Growing NPLs would weaken capital and asset quality
Weaker asset quality would be likely to show up through higher non-performing loan ratios as real debt burdens increase, and a reduction in the value of collateral as asset prices fall. This would put pressure on capital while banks are transitioning to Basel III with its tougher capital standards. Banking systems that already have high impairments, high unreserved NPLs, and low earnings are most vulnerable.
Some of these countries, such as Cyprus, Greece, Italy and Spain, have continued to experience post-crisis declines in residential property values (although in some cases prices have stabilised), so deflation could exacerbate this effect in the short term. It could also be much harder for countries to regain competitiveness if prices are falling, as it is usually difficult to lower nominal wages. Protracted deflation could be accompanied by significant capital reallocation across the Eurozone, or even capital flight from weaker countries.
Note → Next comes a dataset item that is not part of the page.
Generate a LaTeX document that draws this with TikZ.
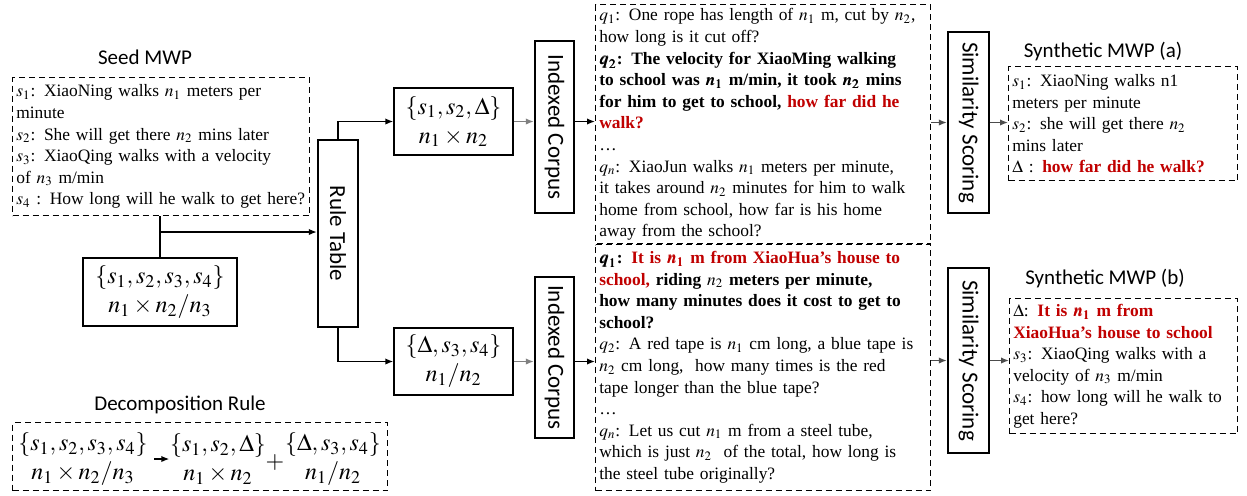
\documentclass[tikz,border=0pt]{standalone}
\usepackage{mathptmx}
\usepackage{fontspec}
\setmainfont{Liberation Serif}
\newfontfamily\labelfont{Carlito}
\usepackage{amsmath,bm,graphicx}
\usetikzlibrary{positioning,arrows.meta}

\definecolor{mwpred}{RGB}{192,0,0}

\def\txtsize{\fontsize{8.7}{10.8}\selectfont}
\tikzstyle{mwp} = [rectangle,
draw=black,
line width=0.7pt,
dash pattern=on 3pt off 2pt,
anchor=north west,
inner xsep=1.8pt,
inner ysep=2pt,
align=left,
font=\txtsize]
\tikzstyle{formula} = [rectangle,
draw=black,
line width=0.7pt,
align=center,
inner sep=0pt,
font=\fontsize{12}{14.5}\selectfont]
\tikzstyle{tall} = [rectangle,
draw=black,
line width=1.2pt,
inner sep=0pt,
font=\labelfont\fontsize{11.5}{12}\selectfont]
\tikzstyle{title} = [font=\labelfont\fontsize{10.5}{12}\selectfont]
\tikzstyle{arr} = [line width=0.7pt, -{Latex[length=4pt,width=3.2pt]}]

\begin{document}
\begin{tikzpicture}[x=0.5pt,y=-0.5pt]
    \useasboundingbox (0,0) rectangle (1247,495);
    %%%%%%%%%%%%%%%%%%%%%%%%%%%%%%%%%%%%%%%%
    % Seed problem
    %%%%%%%%%%%%%%%%%%%%%%%%%%%%%%%%%%%%%%%%
    \node (seedtitle) [title] at (145,57) {Seed MWP};
    \node (seed) [mwp, text width=144.9pt, minimum height=69pt] at (12,77) {%
        $s_1$: XiaoNing walks $n_1$ meters per\\
        minute\\
        $s_2$: She will get there $n_2$ mins later\\
        $s_3$: XiaoQing walks with a velocity\\
        of $n_3$ m/min\\
        $s_4$ : How long will he walk to get here?};
    \node (form) [formula, minimum width=77pt, minimum height=34pt] at (160,292)
        {$\{s_1,s_2,s_3,s_4\}$\\ $n_1\times n_2/n_3$};
    \node (rule) [tall, minimum width=20pt, minimum height=93.5pt] at (338,233.5)
        {\rotatebox{-90}{Rule Table}};
    %%%%%%%%%%%%%%%%%%%%%%%%%%%%%%%%%%%%%%%%
    % Decomposition rule
    %%%%%%%%%%%%%%%%%%%%%%%%%%%%%%%%%%%%%%%%
    \node (dectitle) [title] at (180,405) {Decomposition Rule};
    \node (dec) [mwp, minimum width=187.5pt, minimum height=34pt] at (12,422) {};
    \node (d1) [formula, draw=none] at (83,459) {$\{s_1,s_2,s_3,s_4\}$\\ $n_1\times n_2/n_3$};
    \node (d2) [formula, draw=none] at (218,459) {$\{s_1,s_2,\Delta\}$\\ $n_1\times n_2$};
    \node (d3) [formula, draw=none] at (333,459) {$\{\Delta,s_3,s_4\}$\\ $n_1/n_2$};
    \node (plus) [formula, draw=none] at (275,462) {$+$};
    %%%%%%%%%%%%%%%%%%%%%%%%%%%%%%%%%%%%%%%%
    % Sub problems
    %%%%%%%%%%%%%%%%%%%%%%%%%%%%%%%%%%%%%%%%
    \node (box1) [formula, minimum width=59.5pt, minimum height=33.5pt] at (453.5,121.5)
        {$\{s_1,s_2,\Delta\}$\\ $n_1\times n_2$};
    \node (box2) [formula, minimum width=59.5pt, minimum height=33.5pt] at (453.5,361.5)
        {$\{\Delta,s_3,s_4\}$\\ $n_1/n_2$};
    \node (ic1) [tall, minimum width=19.5pt, minimum height=86pt] at (554.5,127)
        {\rotatebox{-90}{Indexed Corpus}};
    \node (ic2) [tall, minimum width=19.5pt, minimum height=80.5pt] at (554.5,357.5)
        {\rotatebox{-90}{Indexed Corpus}};
    %%%%%%%%%%%%%%%%%%%%%%%%%%%%%%%%%%%%%%%%
    % Corpus
    %%%%%%%%%%%%%%%%%%%%%%%%%%%%%%%%%%%%%%%%
    \node (corpus1) [mwp, text width=163.9pt, minimum height=119pt] at (595,4) {%
        $q_1$: One rope has length of $n_1$ m, cut by $n_2$,\\
        how long is it cut off?\\
        {\bfseries $\bm{q_2}$: The velocity for XiaoMing walking\\
        to school was $\bm{n_1}$ m/min, it took $\bm{n_2}$ mins\\
        for him to get to school, {\color{mwpred}how far did he\\
        walk?}}\\
        \ldots\\
        $q_n$: XiaoJun walks $n_1$ meters per minute,\\
        it takes around $n_2$ minutes for him to walk\\
        home from school, how far is his home\\
        away from the school?};
    \node (corpus2) [mwp, text width=163.9pt, minimum height=123.5pt] at (595,243) {%
        {\bfseries $\bm{q_1}$: {\color{mwpred}It is $\bm{n_1}$ m from XiaoHua's house to\\
        school,} riding $n_2$ meters per minute,\\
        how many minutes does it cost to get to\\
        school?}\\
        $q_2$: A red tape is $n_1$ cm long, a blue tape is\\
        $n_2$ cm long,\ \ how many times is the red\\
        tape longer than the blue tape?\\
        \ldots\\
        $q_n$: Let us cut $n_1$ m from a steel tube,\\
        which is just $n_2$\ \ of the total, how long is\\
        the steel tube originally?};
    \node (ss1) [tall, minimum width=20.5pt, minimum height=90.5pt] at (968.5,122.5)
        {\rotatebox{-90}{Similarity Scoring}};
    \node (ss2) [tall, minimum width=20.5pt, minimum height=92.5pt] at (968.5,360.5)
        {\rotatebox{-90}{Similarity Scoring}};
    %%%%%%%%%%%%%%%%%%%%%%%%%%%%%%%%%%%%%%%%
    % Synthetic problems
    %%%%%%%%%%%%%%%%%%%%%%%%%%%%%%%%%%%%%%%%
    \node (synatitle) [title] at (1103,52) {Synthetic MWP (a)};
    \node (syna) [mwp, text width=110.9pt, minimum height=57pt] at (1008,66) {%
        $s_1$: XiaoNing walks n1\\
        meters per minute\\
        $s_2$: she will get there $n_2$\\
        mins later\\
        $\Delta$ : {\bfseries\color{mwpred}how far did he walk?}};
    \node (synbtitle) [title] at (1105,278) {Synthetic MWP (b)};
    \node (synb) [mwp, text width=110.4pt, minimum height=67.5pt] at (1009,298) {%
        $\Delta$: {\bfseries\color{mwpred}It is $\bm{n_1}$ m from\\
        XiaoHua's house to school}\\
        $s_3$: XiaoQing walks with a\\
        velocity of $n_3$ m/min\\
        $s_4$: how long will he walk to\\
        get here?};
    \coordinate (jn) at (form.north |- 0,232);
    \draw[line width=0.7pt] (seed.south -| form.north) -- (form.north);
    \draw[arr] (jn) -- (jn -| rule.west);
    \draw[arr] (rule.north) |- (box1.west);
    \draw[arr] (rule.south) |- (box2.west);
    \draw[arr, gray] (box1.east) -- (box1.east -| ic1.west);
    \draw[arr, gray] (box2.east) -- (box2.east -| ic2.west);
    \draw[arr] (box1.east -| ic1.east) -- (box1.east -| corpus1.west);
    \draw[arr] (box2.east -| ic2.east) -- (box2.east -| corpus2.west);
    \draw[arr, black!70] (ss1.west -| corpus1.east) -- (ss1.west);
    \draw[arr, black!70] (ss2.west -| corpus2.east) -- (ss2.west);
    \draw[arr, black!70] (ss1.east) -- (ss1.east -| syna.west);
    \draw[arr, black!70] (ss2.east) -- (ss2.east -| synb.west);
    \draw[arr, shorten <=3pt] (d1.east) -- (d2.west);
\end{tikzpicture}
\end{document}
Impact would vary by sector
Industry sectors with oversupply such as pulp and paper, shipping, and steel, and mid-size companies primarily focused on domestic markets would probably be most affected in the deflation scenario. Banks such as the north German Landesbanks, which are exposed to shipping, would be correspondingly more vulnerable. Retail lending (including residential mortgages and unsecured personal lending) could be worst affected in countries with already high personal indebtedness, such as the Netherlands, Ireland and Portugal, although in some cases this could be offset by household savings.